• _Set task_: Starting from the top of the material, restate each line exactly until the line that contains "from matplotlib.patches import Polygon", which is also copied. Pictures are excluded.
[Start of Provided material]
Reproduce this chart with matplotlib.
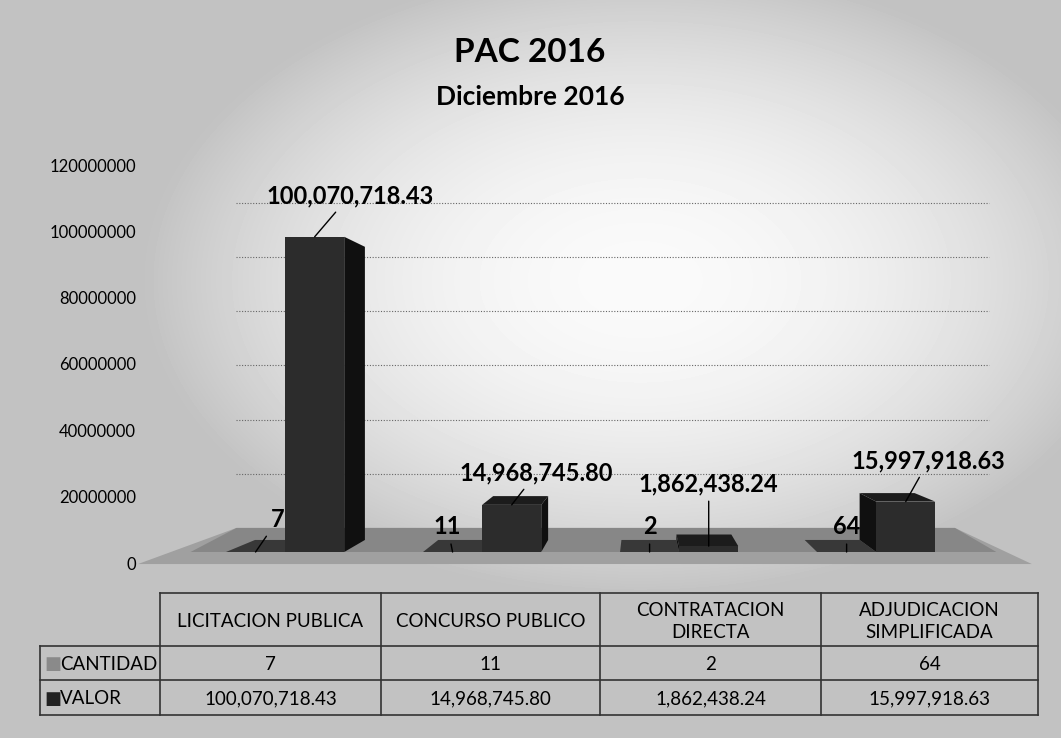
import matplotlib.pyplot as plt
import numpy as np
from matplotlib.patches import Polygon

# datos del grafico
categorias = ['LICITACION PUBLICA', 'CONCURSO PUBLICO', 'CONTRATACION\nDIRECTA', 'ADJUDICACION\nSIMPLIFICADA']
series = ['CANTIDAD', 'VALOR']
cantidad = [7, 11, 2, 64]
valor = [100070718.43, 14968745.80, 1862438.24, 15997918.63]
yticks = [0, 20000000, 40000000, 60000000, 80000000, 100000000, 120000000]

W, H = 1061, 738
FONT = ['Lato', 'DejaVu Sans']
plt.rcParams['font.family'] = FONT


def box(x0, y0, x1, y1):
    # pixel box -> figure fraction
    return [x0 / W, 1 - y1 / H, (x1 - x0) / W, (y1 - y0) / H]


fig = plt.figure(figsize=(W / 100, H / 100), dpi=100)

# fondo (gris con centro claro, como el escaneo)
bg = fig.add_axes([0, 0, 1, 1])
yy, xx = np.mgrid[0:H, 0:W]
r = np.sqrt(((xx - 640) / 520.0) ** 2 + ((yy - 280) / 330.0) ** 2)
shade = np.clip(0.98 - 0.24 * r ** 2, 0.76, 0.98)
bg.imshow(shade, cmap='gray', vmin=0, vmax=1, extent=[0, W, H, 0], aspect='auto')
bg.set_xlim(0, W)
bg.set_ylim(H, 0)
bg.axis('off')

bg.text(530, 52, 'PAC 2016', ha='center', va='center', fontsize=24, fontweight='bold')
bg.text(530, 97, 'Diciembre 2016', ha='center', va='center', fontsize=19, fontweight='bold')

# eje de etiquetas (pared frontal)
axl = fig.add_axes(box(140, 165, 160, 563))
axl.set_ylim(0, 120e6)
axl.set_yticks(yticks)
axl.set_yticklabels([str(v) for v in yticks], fontsize=12)
axl.set_xticks([])
axl.tick_params(axis='y', length=0, pad=3)
for s in axl.spines.values():
    s.set_visible(False)
axl.patch.set_alpha(0)

# eje de barras
ax = fig.add_axes(box(160, 174, 1020, 552))
ax.set_xlim(-0.635, 3.73)
ax.set_ylim(0, 120e6)
ax.axis('off')
ax.patch.set_alpha(0)

VP = (1.80, 54.6e6)   # punto de fuga
F = 0.07              # profundidad de barra
WALL = 0.14           # profundidad de la pared


def back(px_, py_, t=F):
    return (px_ + t * (VP[0] - px_), py_ + t * (VP[1] - py_))


def poly(pts, color, z):
    ax.add_patch(Polygon(pts, closed=True, facecolor=color, edgecolor='none', zorder=z, clip_on=False))


# piso
fl, fr = -0.58, 3.66
poly([back(fl, 0, -0.07), back(fr, 0, -0.07), back(fr, 0, WALL), back(fl, 0, WALL)], '#a0a0a0', 1)
poly([back(fl + 0.1, 0, 0.0), back(fr - 0.05, 0, 0.0), back(fr, 0, WALL), back(fl, 0, WALL)], '#878787', 1.1)

# lineas de division en la pared del fondo
for g in yticks[1:]:
    p0 = back(fl, g, WALL)
    p1 = back(fr + 0.2, g, WALL)
    ax.plot([p0[0], p1[0]], [p0[1], p1[1]], color='#666666', lw=0.8,
            linestyle=(0, (1, 1.5)), zorder=0.5, clip_on=False)

x = np.arange(len(categorias))
w = 0.30


def caja(x0, x1, h, c_side, c_top):
    if VP[0] > x1:
        poly([(x1, 0), (x1, h), back(x1, h), back(x1, 0)], c_side, 3)
    elif VP[0] < x0:
        poly([(x0, 0), (x0, h), back(x0, h), back(x0, 0)], c_side, 3)
    if VP[1] > h:
        poly([(x0, h), (x1, h), back(x1, h), back(x0, h)], c_top, 3)


for i in x:
    caja(i - w, i, cantidad[i], '#1a1a1a', '#383838')
ax.bar(x - w / 2, cantidad, w, color='#333333', zorder=4)
for i in x:
    caja(i, i + w, valor[i], '#101010', '#1c1c1c')
ax.bar(x + w / 2, valor, w, color='#2c2c2c', zorder=4)

# etiquetas de datos
off_valor = [(35, -41), (25, -32), (0, -62), (23, -41)]
off_cant = [(22, -32), (-5, -25), (0, -25), (0, -25)]
for i in x:
    ax.annotate(f'{valor[i]:,.2f}', (i + w / 2, valor[i]),
                xytext=(off_valor[i][0] * 0.72, -off_valor[i][1] * 0.72), textcoords='offset points',
                ha='center', va='center', fontsize=17, fontweight='bold', zorder=6,
                arrowprops=dict(arrowstyle='-', color='black', lw=1, shrinkA=2, shrinkB=0))
    ax.annotate(str(cantidad[i]), (i - w / 2, cantidad[i]),
                xytext=(off_cant[i][0] * 0.72, -off_cant[i][1] * 0.72), textcoords='offset points',
                ha='center', va='center', fontsize=17, fontweight='bold', zorder=6,
                arrowprops=dict(arrowstyle='-', color='black', lw=1, shrinkA=2, shrinkB=0))

# tabla de datos
col_x = [40, 160, 381, 600, 821, 1038]
row_y = [593, 646, 680, 715]
lc = '#333333'
bg.plot([col_x[1], col_x[-1]], [row_y[0], row_y[0]], color=lc, lw=1.2)
for yv in row_y[1:]:
    bg.plot([col_x[0], col_x[-1]], [yv, yv], color=lc, lw=1.2)
for k, xv in enumerate(col_x):
    y0 = row_y[0] if k > 0 else row_y[1]
    bg.plot([xv, xv], [y0, row_y[-1]], color=lc, lw=1.2)

for j, cat in enumerate(categorias):
    cx = (col_x[j + 1] + col_x[j + 2]) / 2
    bg.text(cx, (row_y[0] + row_y[1]) / 2 + 2, cat, ha='center', va='center', fontsize=13.5, linespacing=1.3)
    bg.text(cx, (row_y[1] + row_y[2]) / 2 + 1, str(cantidad[j]), ha='center', va='center', fontsize=13.5)
    bg.text(cx, (row_y[2] + row_y[3]) / 2 + 1, f'{valor[j]:,.2f}', ha='center', va='center', fontsize=13.5)

marker_cols = ['#8a8a8a', '#222222']
for k, s in enumerate(series):
    yc = (row_y[k + 1] + row_y[k + 2]) / 2 + 1
    bg.text(col_x[0] + 4, yc, '\u25a0', ha='left', va='center', fontsize=13, color=marker_cols[k],
            family=['DejaVu Sans'])
    bg.text(col_x[0] + 20, yc, s, ha='left', va='center', fontsize=13.5)

fig.savefig('out.png', dpi=100)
[End of Provided material]
• _Finished exercise_:
Reproduce this chart with matplotlib.
import matplotlib.pyplot as plt
import numpy as np
from matplotlib.patches import Polygon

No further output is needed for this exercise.